[Listed entries]:
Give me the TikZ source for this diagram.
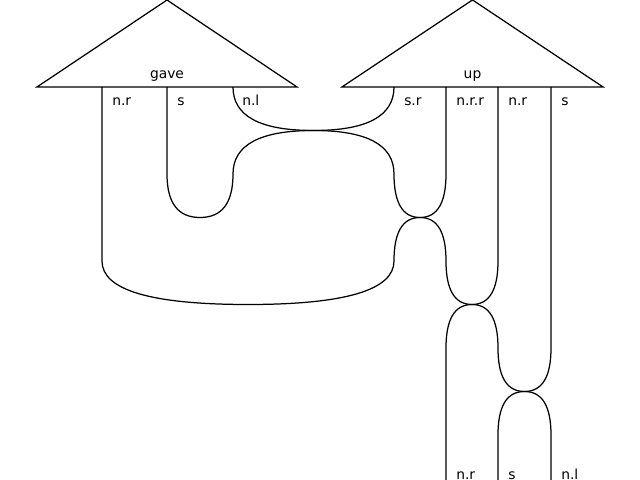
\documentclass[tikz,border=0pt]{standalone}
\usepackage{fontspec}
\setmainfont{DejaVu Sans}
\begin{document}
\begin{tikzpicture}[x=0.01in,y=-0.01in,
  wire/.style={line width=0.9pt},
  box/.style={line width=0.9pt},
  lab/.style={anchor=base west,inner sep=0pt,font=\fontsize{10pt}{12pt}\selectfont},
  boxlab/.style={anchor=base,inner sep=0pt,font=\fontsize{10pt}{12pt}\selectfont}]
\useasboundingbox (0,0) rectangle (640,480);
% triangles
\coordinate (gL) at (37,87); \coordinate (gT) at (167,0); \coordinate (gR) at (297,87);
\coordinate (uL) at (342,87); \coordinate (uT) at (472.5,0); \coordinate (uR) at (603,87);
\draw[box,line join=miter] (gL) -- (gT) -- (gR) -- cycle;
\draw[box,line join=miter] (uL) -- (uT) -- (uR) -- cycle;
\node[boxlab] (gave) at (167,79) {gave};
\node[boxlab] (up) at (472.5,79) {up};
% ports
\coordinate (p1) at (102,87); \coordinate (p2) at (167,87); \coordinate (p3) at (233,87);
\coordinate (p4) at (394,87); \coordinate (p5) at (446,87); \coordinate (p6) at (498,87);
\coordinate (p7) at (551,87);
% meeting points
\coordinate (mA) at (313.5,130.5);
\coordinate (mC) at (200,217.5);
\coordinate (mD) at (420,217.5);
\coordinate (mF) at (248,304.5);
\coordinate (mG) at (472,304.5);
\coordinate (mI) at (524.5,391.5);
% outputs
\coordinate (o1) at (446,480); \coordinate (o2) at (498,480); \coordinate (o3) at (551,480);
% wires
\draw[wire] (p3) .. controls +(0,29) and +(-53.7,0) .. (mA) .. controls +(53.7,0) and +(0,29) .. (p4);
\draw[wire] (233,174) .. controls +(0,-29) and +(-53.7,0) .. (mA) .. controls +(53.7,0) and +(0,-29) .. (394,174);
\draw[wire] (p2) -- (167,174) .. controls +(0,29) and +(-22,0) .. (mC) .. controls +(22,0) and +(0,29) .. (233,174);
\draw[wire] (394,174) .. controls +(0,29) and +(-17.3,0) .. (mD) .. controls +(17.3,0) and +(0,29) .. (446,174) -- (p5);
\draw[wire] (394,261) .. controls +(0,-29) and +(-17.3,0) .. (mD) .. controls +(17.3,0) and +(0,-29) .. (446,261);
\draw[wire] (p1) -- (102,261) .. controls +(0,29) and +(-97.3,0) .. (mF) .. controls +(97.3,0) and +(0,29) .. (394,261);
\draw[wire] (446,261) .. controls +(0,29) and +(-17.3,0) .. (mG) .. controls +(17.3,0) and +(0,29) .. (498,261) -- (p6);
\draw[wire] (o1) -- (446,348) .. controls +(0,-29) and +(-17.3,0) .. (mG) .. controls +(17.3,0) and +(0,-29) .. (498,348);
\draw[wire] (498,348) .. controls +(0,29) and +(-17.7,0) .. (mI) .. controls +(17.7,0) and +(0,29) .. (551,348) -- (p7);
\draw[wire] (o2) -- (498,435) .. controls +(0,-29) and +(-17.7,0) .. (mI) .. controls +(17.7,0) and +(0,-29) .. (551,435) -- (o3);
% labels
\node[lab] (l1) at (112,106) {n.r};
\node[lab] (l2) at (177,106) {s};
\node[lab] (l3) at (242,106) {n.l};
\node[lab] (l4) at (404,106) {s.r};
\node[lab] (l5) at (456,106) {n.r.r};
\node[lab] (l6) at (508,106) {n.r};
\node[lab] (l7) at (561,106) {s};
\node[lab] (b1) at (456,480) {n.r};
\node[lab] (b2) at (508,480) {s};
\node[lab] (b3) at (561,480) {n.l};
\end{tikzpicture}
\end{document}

* * *

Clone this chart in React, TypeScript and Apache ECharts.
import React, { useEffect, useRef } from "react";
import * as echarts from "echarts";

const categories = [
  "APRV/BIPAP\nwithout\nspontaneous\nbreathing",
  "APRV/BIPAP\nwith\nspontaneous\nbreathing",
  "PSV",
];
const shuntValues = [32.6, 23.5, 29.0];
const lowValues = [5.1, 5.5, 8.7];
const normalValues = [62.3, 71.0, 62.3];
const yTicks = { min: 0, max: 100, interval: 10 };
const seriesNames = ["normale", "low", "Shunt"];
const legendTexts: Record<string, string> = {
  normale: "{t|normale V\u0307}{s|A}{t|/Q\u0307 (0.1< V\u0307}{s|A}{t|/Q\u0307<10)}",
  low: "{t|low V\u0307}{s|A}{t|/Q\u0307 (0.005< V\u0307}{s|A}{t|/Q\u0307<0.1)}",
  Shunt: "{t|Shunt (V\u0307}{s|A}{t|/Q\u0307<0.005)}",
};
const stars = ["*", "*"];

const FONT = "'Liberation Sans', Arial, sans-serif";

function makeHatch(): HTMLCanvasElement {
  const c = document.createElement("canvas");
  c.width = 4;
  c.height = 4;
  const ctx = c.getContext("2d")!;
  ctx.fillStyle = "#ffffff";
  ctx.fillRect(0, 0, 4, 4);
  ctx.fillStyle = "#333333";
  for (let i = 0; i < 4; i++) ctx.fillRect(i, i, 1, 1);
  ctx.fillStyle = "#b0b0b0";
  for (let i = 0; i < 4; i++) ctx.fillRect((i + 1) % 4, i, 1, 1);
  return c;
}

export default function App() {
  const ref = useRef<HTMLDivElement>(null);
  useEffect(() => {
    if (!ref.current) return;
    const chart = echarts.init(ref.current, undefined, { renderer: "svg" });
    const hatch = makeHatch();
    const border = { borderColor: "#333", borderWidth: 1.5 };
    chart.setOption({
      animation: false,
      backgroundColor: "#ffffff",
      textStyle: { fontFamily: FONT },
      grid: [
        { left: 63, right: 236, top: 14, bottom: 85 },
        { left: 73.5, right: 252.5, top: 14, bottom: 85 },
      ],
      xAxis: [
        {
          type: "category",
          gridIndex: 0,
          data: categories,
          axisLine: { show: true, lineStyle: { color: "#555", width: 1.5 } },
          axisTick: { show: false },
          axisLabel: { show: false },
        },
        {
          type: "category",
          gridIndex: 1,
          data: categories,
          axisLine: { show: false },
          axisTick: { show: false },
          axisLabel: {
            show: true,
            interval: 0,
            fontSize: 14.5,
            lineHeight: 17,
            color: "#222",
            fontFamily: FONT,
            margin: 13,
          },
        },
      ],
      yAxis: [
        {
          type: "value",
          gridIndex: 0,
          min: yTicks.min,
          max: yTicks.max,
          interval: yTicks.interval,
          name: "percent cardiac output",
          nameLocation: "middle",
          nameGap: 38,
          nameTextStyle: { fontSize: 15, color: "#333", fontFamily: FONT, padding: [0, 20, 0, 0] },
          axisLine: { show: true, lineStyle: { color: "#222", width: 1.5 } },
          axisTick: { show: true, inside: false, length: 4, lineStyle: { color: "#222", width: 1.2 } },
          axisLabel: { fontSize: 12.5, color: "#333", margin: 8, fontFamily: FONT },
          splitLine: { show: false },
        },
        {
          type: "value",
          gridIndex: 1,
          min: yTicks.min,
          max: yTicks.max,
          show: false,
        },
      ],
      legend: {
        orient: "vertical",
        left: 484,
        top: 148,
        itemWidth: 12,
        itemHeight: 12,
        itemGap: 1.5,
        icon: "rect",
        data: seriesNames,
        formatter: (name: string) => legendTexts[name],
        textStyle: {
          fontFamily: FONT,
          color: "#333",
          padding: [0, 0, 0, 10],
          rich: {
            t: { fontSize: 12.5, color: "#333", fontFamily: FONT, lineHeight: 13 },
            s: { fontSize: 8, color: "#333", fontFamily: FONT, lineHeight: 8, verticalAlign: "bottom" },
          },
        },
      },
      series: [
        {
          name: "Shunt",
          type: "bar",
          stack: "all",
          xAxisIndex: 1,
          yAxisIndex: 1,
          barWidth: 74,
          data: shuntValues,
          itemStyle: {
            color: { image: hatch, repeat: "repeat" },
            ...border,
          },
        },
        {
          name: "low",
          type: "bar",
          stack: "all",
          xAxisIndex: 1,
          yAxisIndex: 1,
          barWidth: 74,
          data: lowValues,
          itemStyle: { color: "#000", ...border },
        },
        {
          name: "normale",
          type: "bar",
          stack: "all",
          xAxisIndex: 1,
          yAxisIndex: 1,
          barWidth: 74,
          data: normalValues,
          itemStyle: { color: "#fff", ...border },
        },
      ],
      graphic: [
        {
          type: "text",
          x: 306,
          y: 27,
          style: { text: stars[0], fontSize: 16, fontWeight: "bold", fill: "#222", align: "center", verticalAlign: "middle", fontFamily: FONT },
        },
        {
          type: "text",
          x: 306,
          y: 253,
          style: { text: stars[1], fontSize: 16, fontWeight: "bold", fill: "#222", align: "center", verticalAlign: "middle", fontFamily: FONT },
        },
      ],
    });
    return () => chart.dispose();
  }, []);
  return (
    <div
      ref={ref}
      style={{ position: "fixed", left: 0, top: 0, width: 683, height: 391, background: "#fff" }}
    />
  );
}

[Stated task]:
What is the number of lines in the records that contain "this"? Give that number only.

[Exercise result]:
2